October 14, 2017 Procurement Lawyer

Corrective Action Update: The Expanding Universe of Possible Grounds to Protest Agency Corrective Action

by Stuart B. Nibley & Amy M. Conant

Stuart B. Nibley is a partner and government contracts practice chair with K&L Gates LLP, and, in addition to holding a number of current positions in the Section of Public Contract Law, is a past chair of the Section. Amy M. Conant is an associate with K&L Gates and holds a number of positions in the Section, including the Young Lawyer Council Member.

This article builds on an article we authored for The Procurement Lawyer in 2016. In our 2016 article, we addressed the topic of challenges of protesting agency corrective action that is taken in response to a bid protest: Corrective (Action) Lenses: Is 20/20 Hindsight Enough for Agencies When Taking Corrective Action in Response to a Protest? That article provided an overview of the primary considerations when a party pursues a protest challenging agency corrective action: jurisdiction, standing, timeliness, and protest grounds. In this update, we analyze the wide variety of issues that face protesters, awardees, and agencies when a party has protested agency corrective action. We examine how the U.S. Court of Federal Claims (the Court), the U.S. Court of Appeals for the Federal Circuit (the Federal Circuit), and the Government Accountability Office (GAO) have responded to the various types of issues. Our analysis revisits some decisions we discussed in our prior article and supplements the discussion with more recent decisions, and we offer new angles on the analysis. What grounds of protest are most likely to succeed at the GAO, and what grounds at the Court? What standards does each forum employ?

We begin by offering some comments about the broad topic of agency corrective action and its encroaching role into the federal procurement process.

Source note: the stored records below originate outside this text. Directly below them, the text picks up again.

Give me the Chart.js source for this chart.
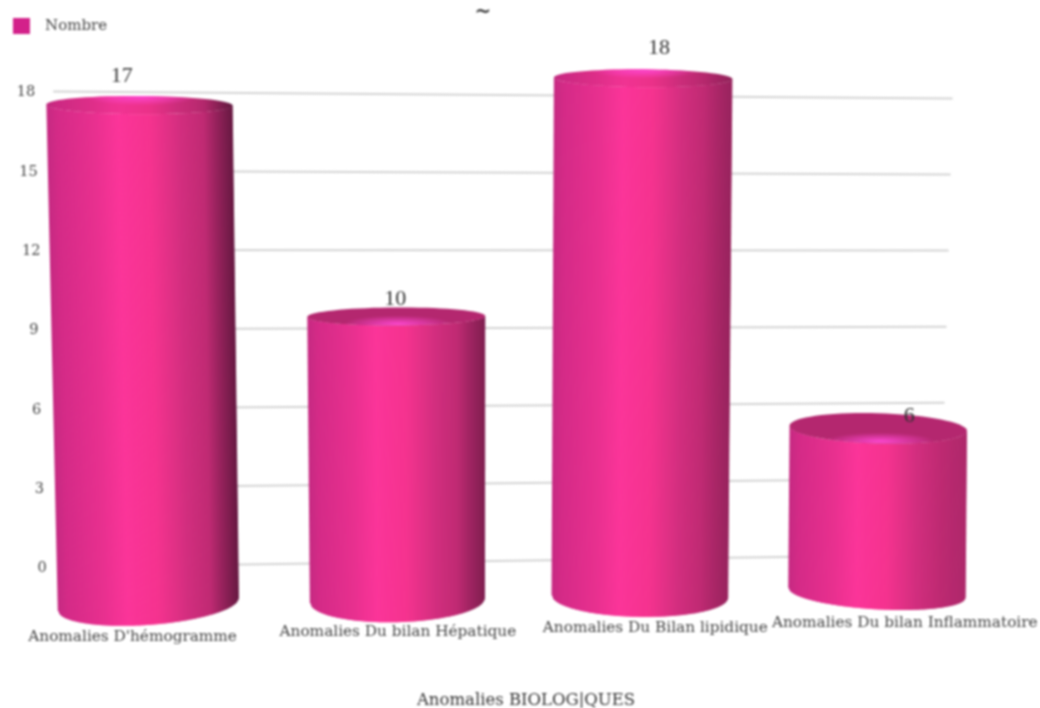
<!DOCTYPE html>
<html><head><meta charset="utf-8">
<style>html,body{margin:0;padding:0;background:#fff}canvas{display:block;filter:blur(.8px)}</style>
<script src="https://cdn.jsdelivr.net/npm/chart.js@4/dist/chart.umd.min.js"></script>
</head><body><canvas id="c" width="1040" height="708"></canvas>
<script>
const categories=["Anomalies D'hémogramme","Anomalies Du bilan Hépatique","Anomalies Du Bilan lipidique","Anomalies Du bilan Inflammatoire"];
const values=[17,10,18,6];
const seriesName="Nombre";
const axisTitle="Anomalies BIOLOG|QUES";
const FONT='"DejaVu Serif"';
const clamp=(a,l,h)=>Math.min(h,Math.max(l,a));
// picture's perspective, applied to whatever the Chart.js scales return
const lean=x=>clamp(5.5e-5*(470-x),-.008,.03);
const warp=(x,y)=>[x+lean(x)*(y-350), y-4.6e-5*(x-500)*(y-262)];
const nearX=x=>{const u=x-503;return 520.4+1.095*u-7.5e-5*u*u;};
const nearY=y=>{const t=(561.5-y)/466;return 599+(y-561.5)*1.123+30*t*(1-t)+2*t;};
const stops=[[0,[198,42,130]],[.05,[212,43,135]],[.25,[232,48,143]],[.38,[251,53,153]],[.55,[245,51,143]],[.72,[209,46,126]],[.85,[190,42,114]],[1,[180,42,110]]];
function rgb(t,d){
  let c=stops[stops.length-1][1];
  for(let i=1;i<stops.length;i++){if(t<=stops[i][0]){const a=stops[i-1],b=stops[i],f=(t-a[0])/(b[0]-a[0]);c=a[1].map((v,k)=>v+(b[1][k]-v)*f);break;}}
  const e=clamp((t-.84)/.16,0,1)*d;
  return c.map((v,k)=>Math.round(v+([100,24,64][k]-v)*e));
}
const css=(c,m=1)=>'rgb('+c.map(v=>Math.round(v*m)).join(',')+')';
function cylinder(ctx,bar){
  const mid=nearX(bar.x);
  const rx=bar.width/2*(1.075+Math.max(0,400-mid)*1.5e-4);
  const yt=nearY(bar.y),yb=nearY(bar.base);
  const rt=Math.max(9,(yt-200)/15);
  const rb=22-5*Math.pow((mid-400)/480,2);
  const tilt=1.7e-4*(mid-450);
  const ttop=tilt*Math.pow(clamp(yt/600,0,1),2);
  const d=clamp(1-(mid-144)/800,0,1);
  const N=120;
  const fr=(u,y,r,tl)=>warp(mid+u*rx,y+r*Math.sqrt(Math.max(0,1-u*u))+tl*u*rx);
  for(let i=0;i<N;i++){
    const u0=-1+2*i/N,u1=Math.min(1,-1+2*(i+1)/N+.012);
    const a=fr(u0,yt,rt,ttop),b=fr(u1,yt,rt,ttop),c=fr(u1,yb,rb,tilt),e=fr(u0,yb,rb,tilt);
    ctx.fillStyle=css(rgb((u0+1)/2,d));
    ctx.beginPath();ctx.moveTo(a[0],a[1]);ctx.lineTo(b[0],b[1]);ctx.lineTo(c[0],c[1]);ctx.lineTo(e[0],e[1]);ctx.closePath();ctx.fill();
  }
  // top face
  ctx.save();
  ctx.beginPath();
  for(let i=0;i<=72;i++){const th=i/72*Math.PI*2,u=Math.cos(th),p=warp(mid+u*rx,yt+rt*Math.sin(th)+ttop*u*rx);i?ctx.lineTo(p[0],p[1]):ctx.moveTo(p[0],p[1]);}
  ctx.closePath();
  const high=yt<200;
  const l=warp(mid-rx,yt),r=warp(mid+rx,yt);
  const lg=ctx.createLinearGradient(l[0],0,r[0],0);
  for(let t=0;t<=1.001;t+=.05){lg.addColorStop(Math.min(t,1),css(rgb(Math.min(t,1),d),.96));}
  ctx.fillStyle=high?lg:'#b4276f';ctx.fill();ctx.clip();
  const c=warp(mid+rx*.02,yt+(high?-rt*.95:rt*.85));
  ctx.translate(c[0],c[1]);ctx.scale(1,.16);
  const g=ctx.createRadialGradient(0,0,0,0,0,rx*.62);
  g.addColorStop(0,'rgba(252,70,205,1)');g.addColorStop(1,'rgba(252,70,205,0)');
  ctx.fillStyle=g;ctx.fillRect(-rx*2,-400,rx*4,800);
  ctx.restore();
}
const perspective={
  id:'perspective',
  beforeLayout(chart){
    const l=chart.legend;
    if(l&&!l._extra){l._extra=true;const f=l.fit.bind(l);l.fit=()=>{f();l.height+=51;};}
  },
  beforeDatasetsDraw(chart){
    const ctx=chart.ctx,y=chart.scales.y,a=chart.chartArea;
    ctx.save();ctx.strokeStyle='#d4d4d4';ctx.lineWidth=2;
    y.ticks.forEach(t=>{
      const py=y.getPixelForValue(t.value),p=warp(a.left,py),q=warp(a.right,py);
      ctx.beginPath();ctx.moveTo(p[0]+4,p[1]);ctx.lineTo(a.right-4-.026*(py-350),q[1]);ctx.stroke();
    });
    ctx.fillStyle='#444';ctx.font='14.5px '+FONT;ctx.textAlign='center';ctx.textBaseline='middle';
    y.ticks.forEach(t=>{
      const p=warp(33,y.getPixelForValue(t.value));
      ctx.fillText(String(t.value),34+.034*(p[1]-330),p[1]+1);
    });
    ctx.restore();
  },
  beforeDatasetDraw(chart,args){
    const ctx=chart.ctx;
    ctx.save();
    chart.getDatasetMeta(args.index).data.forEach(b=>cylinder(ctx,b));
    ctx.restore();
    return false;
  },
  afterDatasetsDraw(chart){
    const ctx=chart.ctx,xs=chart.scales.x,meta=chart.getDatasetMeta(0);
    ctx.save();ctx.textAlign='center';ctx.textBaseline='middle';
    ctx.fillStyle='#333';ctx.font='22px "Liberation Serif"';
    meta.data.forEach((b,i)=>{
      const p=warp(nearX(b.x),nearY(b.y));
      const gap=-30+.0516*(p[1]-79);
      ctx.fillText(String(values[i]),p[0]+.066*(p[0]-410),p[1]+gap);
    });
    ctx.fillStyle='#444';ctx.font='15.3px '+FONT;
    categories.forEach((c,i)=>{
      const n=nearX(xs.getPixelForValue(i)),bx=n+.0505*(n-397)+1.5;
      ctx.fillText(c,bx,637-.018*(bx-132));
    });
    ctx.fillStyle='#333';ctx.font='16.5px '+FONT;
    ctx.fillText(axisTitle,526,701);
    ctx.font='bold 20px '+FONT;ctx.fillText('~',483,13);
    ctx.restore();
  }
};
new Chart(document.getElementById('c'),{
  type:'bar',
  data:{labels:categories,datasets:[{label:seriesName,data:values,backgroundColor:'#d3218a',barPercentage:.9,categoryPercentage:.82}]},
  plugins:[perspective],
  options:{
    responsive:false,animation:false,
    layout:{padding:{left:0,right:90,top:5,bottom:139}},
    plugins:{
      tooltip:{enabled:false},
      legend:{position:'top',align:'start',labels:{boxWidth:17,boxHeight:16,padding:13,color:'#444',font:{family:'DejaVu Serif',size:15},
        generateLabels(chart){return Chart.defaults.plugins.legend.labels.generateLabels(chart).map(l=>Object.assign(l,{text:'\u2002'+l.text}));}}}
    },
    scales:{
      x:{grid:{display:false},border:{display:false},ticks:{display:false}},
      y:{min:0,max:18,ticks:{stepSize:3,display:false},grid:{display:false},border:{display:false},afterFit:s=>{s.width=55;}}
    }
  }
});
</script></body></html>
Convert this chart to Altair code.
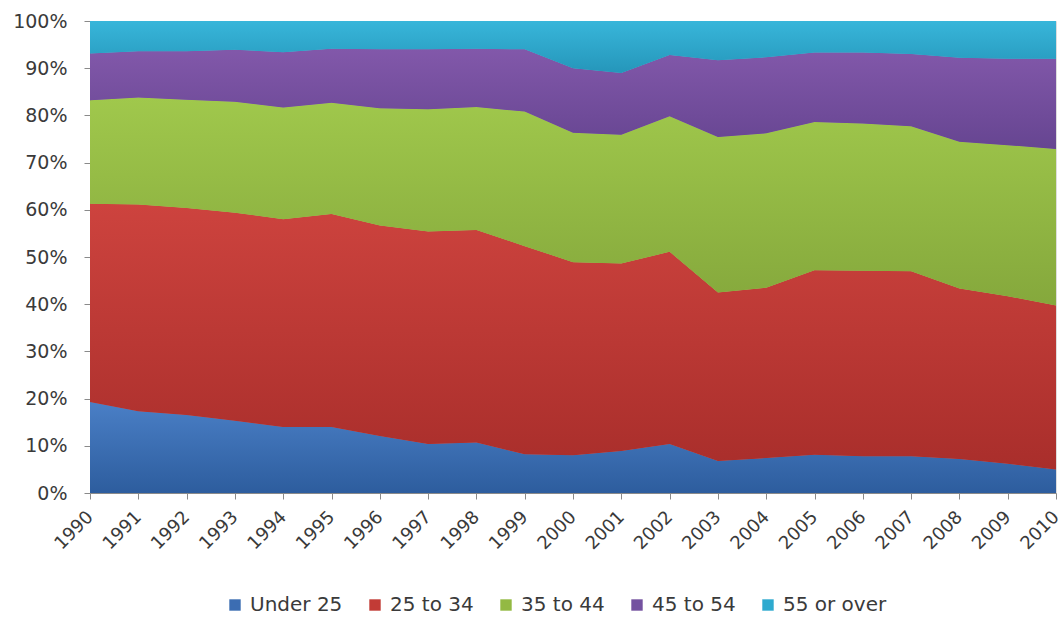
import altair as alt
import pandas as pd

years = [str(y) for y in range(1990, 2011)]
categories = ["Under 25", "25 to 34", "35 to 44", "45 to 54", "55 or over"]

under_25 = [19.3, 17.3, 16.5, 15.3, 14.0, 14.0, 12.1, 10.4, 10.7, 8.2, 8.0,
            8.9, 10.4, 6.8, 7.4, 8.1, 7.8, 7.8, 7.2, 6.2, 5.0]
age_25_34 = [42.0, 43.8, 43.9, 44.1, 44.0, 45.1, 44.6, 45.0, 45.0, 44.1, 40.9,
             39.7, 40.7, 35.7, 36.1, 39.1, 39.3, 39.2, 36.1, 35.5, 34.7]
age_35_44 = [21.9, 22.7, 22.9, 23.5, 23.7, 23.6, 24.8, 25.9, 26.1, 28.5, 27.4,
             27.3, 28.7, 32.9, 32.7, 31.4, 31.2, 30.7, 31.1, 32.0, 33.2]
age_45_54 = [9.9, 9.8, 10.3, 11.0, 11.7, 11.4, 12.5, 12.7, 12.3, 13.2, 13.7,
             13.1, 13.0, 16.3, 16.1, 14.7, 15.0, 15.3, 17.8, 18.3, 19.1]
age_55_over = [6.9, 6.4, 6.4, 6.1, 6.6, 5.9, 6.0, 6.0, 5.9, 6.0, 10.0,
               11.0, 7.2, 8.3, 7.7, 6.7, 6.7, 7.0, 7.8, 8.0, 8.0]

series = [under_25, age_25_34, age_35_44, age_45_54, age_55_over]

color_mid = ["#3c6db2", "#c23b36", "#93b943", "#7452a0", "#2eaacf"]
color_top = ["#4a7fc6", "#cd433e", "#a0c84c", "#8258aa", "#38b6da"]
color_bottom = ["#2d5d9e", "#a92e2b", "#85a83c", "#664591", "#2596ba"]

rows = []
for i, yr in enumerate(years):
    for k, cat in enumerate(categories):
        rows.append({"year": yr, "group": cat, "order": k, "share": series[k][i]})
df = pd.DataFrame(rows)

FONT = "DejaVu Sans"
TXT = "#3a3a3a"

x_enc = alt.X(
    "year:O",
    sort=years,
    scale=alt.Scale(type="point", padding=0),
    axis=alt.Axis(
        title=None, labelAngle=-45, labelAlign="right", labelBaseline="middle",
        labelFontSize=18, labelFont=FONT, labelColor=TXT, labelPadding=15,
        tickSize=6, tickColor="#8a8a8a", domainColor="#8a8a8a", grid=False,
    ),
)

y_scale = alt.Scale(domain=[0, 1], nice=False)
y_axis = alt.Axis(
    title=None, format=".0%", values=[i / 10 for i in range(11)],
    labelFontSize=19, labelFont=FONT, labelColor=TXT, labelPadding=17,
    tickSize=6, tickColor="#8a8a8a", domainColor="#8a8a8a", grid=False,
)

legend_layer = alt.Chart(df).mark_area().encode(
    x=x_enc,
    y=alt.Y("share:Q", stack="normalize", scale=y_scale, axis=y_axis),
    color=alt.Color(
        "group:N",
        scale=alt.Scale(domain=categories, range=color_mid),
        legend=alt.Legend(
            title=None, orient="none", direction="horizontal",
            legendX=135, legendY=574, symbolType="square", symbolSize=130,
            symbolStrokeWidth=0, labelFontSize=20, labelFont=FONT,
            labelColor=TXT, columnPadding=22, labelOffset=5,
        ),
    ),
    order=alt.Order("order:Q"),
)

stacked = alt.Chart(df).transform_stack(
    stack="share", groupby=["year"], as_=["y0", "y1"],
    sort=[alt.SortField("order")], offset="normalize",
)

grad_layers = []
for k, cat in enumerate(categories):
    grad = alt.Gradient(
        gradient="linear",
        stops=[alt.GradientStop(color=color_top[k], offset=0),
               alt.GradientStop(color=color_bottom[k], offset=1)],
        x1=0, x2=0, y1=0, y2=1,
    )
    grad_layers.append(
        stacked.transform_filter(alt.datum.group == cat)
        .mark_area(color=grad)
        .encode(x=x_enc, y=alt.Y("y0:Q", scale=y_scale, axis=y_axis), y2="y1:Q")
    )

chart = alt.layer(legend_layer, *grad_layers).properties(
    width=966, height=472,
    padding={"left": 90, "top": 21, "right": 8, "bottom": 126},
    autosize=alt.AutoSizeParams(type="none"),
).configure_view(stroke=None).configure(background="white")

chart.save("out.html", embed_options={"renderer": "svg", "actions": False})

No bid protest issue seems to be more central and important to participants involved with a protested procurement than that of agency corrective action. The GAO announced in its year-end statistics that the effectiveness rate (sustained protests and protests in which an agency took corrective action in response to a protest) jumped to 46 percent in 2016, considerably the highest rate in recent history. In simplistic terms, “corrective action” involves an agency’s response to a bid protest when the agency, either at a bid protest forum’s prodding or on its own, decides or agrees to address perceived defects in a procurement by an agency. Corrective action is stimulated in three ways: (1) voluntarily by an agency, before any decision or recommendation is issued by the GAO or the Court; (2) in response to a GAO or Court decision sustaining all or a portion of a protest; or (3) in response to a GAO recommendation before the GAO has issued a decision, for example, following outcome prediction or an informal conference.

One of the authors of this article is currently reading a book about the formation of the universe (which is both fascinating and daunting). Accordingly, analogies that compare the evolution of principles that govern the implementation of corrective action to the expansion of the universe seem, if not appropriate, at least useful, at this moment. Prior to the Federal Circuit’s affirmation of the Court’s decision in the seminal case Systems Application & Technologies, Inc. v. United States (SA-Tech),1 participants in a bid protest lived in a dark, uncertain environment in which unannounced, sometimes random, actions could change the course of a procurement in seconds and plunge the procurement into a black hole for months, sometimes years. How? By invocation of the magic words “corrective action.” Prior to SA-Tech, the GAO, and usually the Court as well, required virtually no explanation from an agency as to why it was taking corrective action in response to a protest. Once an agency announced it would be taking “corrective action,” the GAO routinely ruled that the protest had been rendered academic and moot. The agency was free to take the procurement back, while the awardee(s) and protester(s) went back to their proposal rooms and speculated what might be happening, where the procurement might be going, and when that might occur. Agencies were not required to explain why they were taking corrective action, what procurement defects they perceived and intended to address, or how the corrective action proposed was designed to address the perceived procurement defects. And because agencies were not required to explain their plans when announcing they were taking back a procurement to implement “corrective action,” they were not tethered to a roadmap when they actually implemented corrective action. The agencies had explained nothing when the protests were dismissed — they could move in any direction once they pulled back a procurement, or move in no direction but merely reinstate the original award with a somewhat bolstered record. Offerors and bidders often thought this was unfair and inefficient. Offerors spend significant time, effort, and money preparing proposals, only to have to start over (many times) under unannounced rules. Agencies have been equally frustrated.